Finca El Paredon
“I am Celia Leticia Sosa Cortés, I was born in Totutla, Huitzilan de Serdán, Puebla, daughter of Rafael Sosa and Celia Cortés. My parents worked the field growing coffee, corn and beans, and to date my mother has a bakery, so I grew up supporting the cultivation and bakery work.
On January 3, 2004, I married Carlos García Campillo and as a wedding gift my uncle Honorio Cortés López gave me one hectare of coffee.
Although life in the countryside is difficult, we think it would be very good for our children to be born and live their childhood in a beautiful and peaceful place, such as Totutla.
Considering that my husband also grew up in a coffee farm and knew the cultivation and management of the machinery used in coffee benefits, we decided to work together that hectare of coffee plantation that we were given. We started this life project with great enthusiasm, researching and putting into practice the knowledge acquired from generation to generation, to cultivate and benefit our coffee in the best way.
With my husband’s work in his workshop and the sale of our coffee, it was possible to save, and over the years we bought 4 hectares of coffee plantation with the Typica and Bourbon varieties, thus giving rise to the El Paredón farm of 5 hectares, adding the hectar They gave us. This farm is a plantation of contour curves to prevent erosion, we grow Typica and Bourbon varieties because they adapt to the microclimate and give good cup quality. We use ingas tree shade because they fix nitrogen and protect the crop from drought, frost or snowfall. We control the weed with machete, 4 or 5 times per crop cycle. We feed the coffee trees with fertilizers after a soil and compost analysis that we obtain from the organic waste of the benefit. We control the rust in an integral way, monitoring the disease and applying preventive products based on copper and Timorex Gold. We sow live barriers on steep slopes. In our farm there is diversity, because in an orderly manner there we sow citrus, banana and other plants that serve as food and even ornamental plants.

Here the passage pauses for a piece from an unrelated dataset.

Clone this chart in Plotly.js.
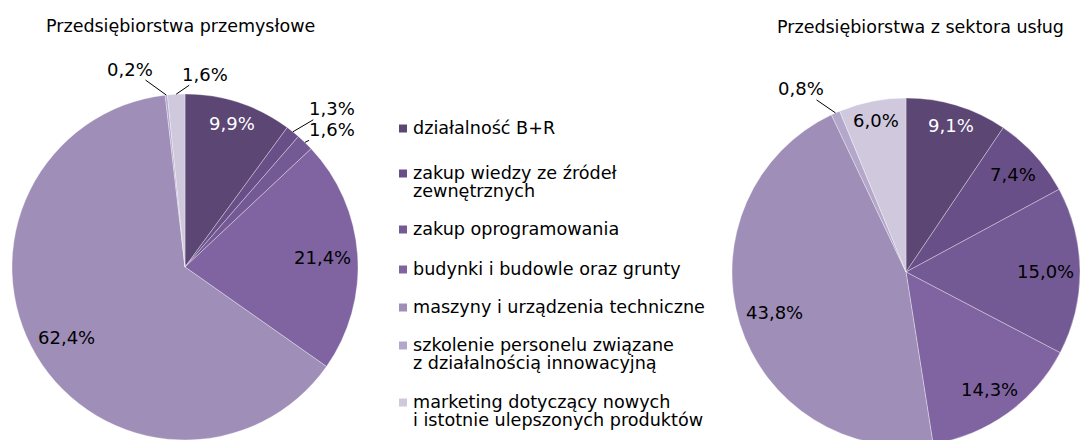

A lot of labor is used to work the farm, which is very important for us because we live with several families and have the opportunity to support them with a secure job all year round.
The harvest is a season of hard work, as it occurs during the rainy winter, the cherry is cut manually and only those that are ripe are cut. The weather and the amount of sugars in the cherry determine the process we are going to give the coffee. We use spring water to wash the cherries and remove those that float.
To make the Honey process coffee, we pulp it and then dehydrate in African beds, during this time we monitor the temperature and if necessary, we use shade mesh. When we reach 10.5% to 11% humidity, we proceed to pack it and place it in a warehouse where we monitor the temperature and humidity.
During the 2015-2016 cycle we decided to work the Honey process because it means taking actions aimed at the care and conservation of the environment.
The quality of our coffee from the El Paredón farm has led us to participate in different competitions obtaining the following results:
• Second place in the Latin American Summit of Quality Coffee held in 2013 with the Lavado process coffee.
• Eighteenth position in the Cup of Excellence Mexico 2017 contest with a Red Honey process coffee.
• Gold Cup in Cup Quality Contest with Honey process coffee this year.
• Seventeenth position in the Mexico Cup of Excellence 2019 with a Honey process coffee.
We work every day in order to publicize our product, as a specialty coffee that highlights all the natural wealth of our region.”